What fascinates me about the analysis is not just the target figure itself, but the logic behind it. JPMorgan argues that we are currently experiencing a structural shift in asset allocation. At the moment, global private investors hold only about 2.6 percent of their wealth in gold, while nearly 48 percent flows into stocks. The forecast is based on the assumption that this gold share will rise to 4.6 percent—and to achieve that, the gold price would need to climb by approximately 110 percent.
The interesting part is the background: investors are beginning to realize that traditional bonds no longer serve as effective hedges against stock risks as they used to. After the turbulence this year, where both stocks and long-term bonds declined simultaneously, many are looking for alternatives. Gold is increasingly discussed as a structural hedging instrument—this is actually something new compared to the 1970s, when gold was mainly bought due to currency devaluation fears.
JPMorgan’s gold price forecast for 2028 specifically predicts that the price will reach $5,055 per ounce in the fourth quarter of 2026, before continuing upward. The macroeconomic backdrop, with geopolitical uncertainties and inflation concerns, indeed supports rising gold demand.

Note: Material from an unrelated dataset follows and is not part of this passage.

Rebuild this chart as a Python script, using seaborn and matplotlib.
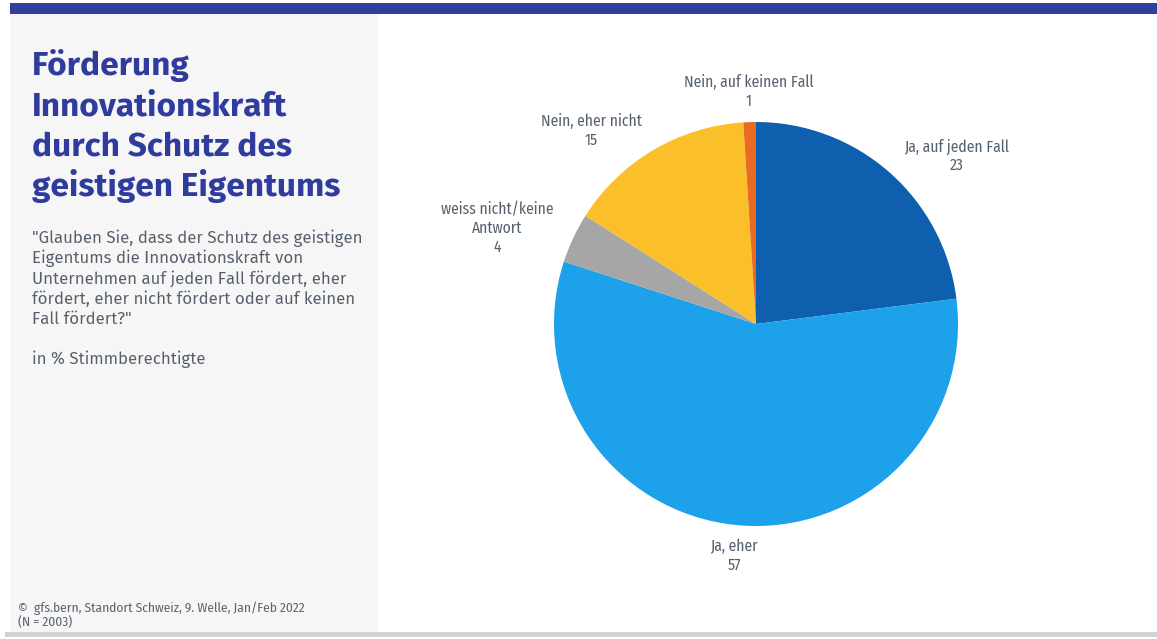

But honestly: all of this is based on assumptions that depend on whether this structural shift in asset allocation actually occurs. The actual development will be influenced by many factors—Fed policies, dollar movements, global macro data. Despite the recent correction, I still see strong demand for physical gold ETFs, indicating that many investors are committed to this thesis in the long term.
Anyone following this topic should keep an eye on how these drivers develop. It will be interesting to see how quickly the allocations actually shift.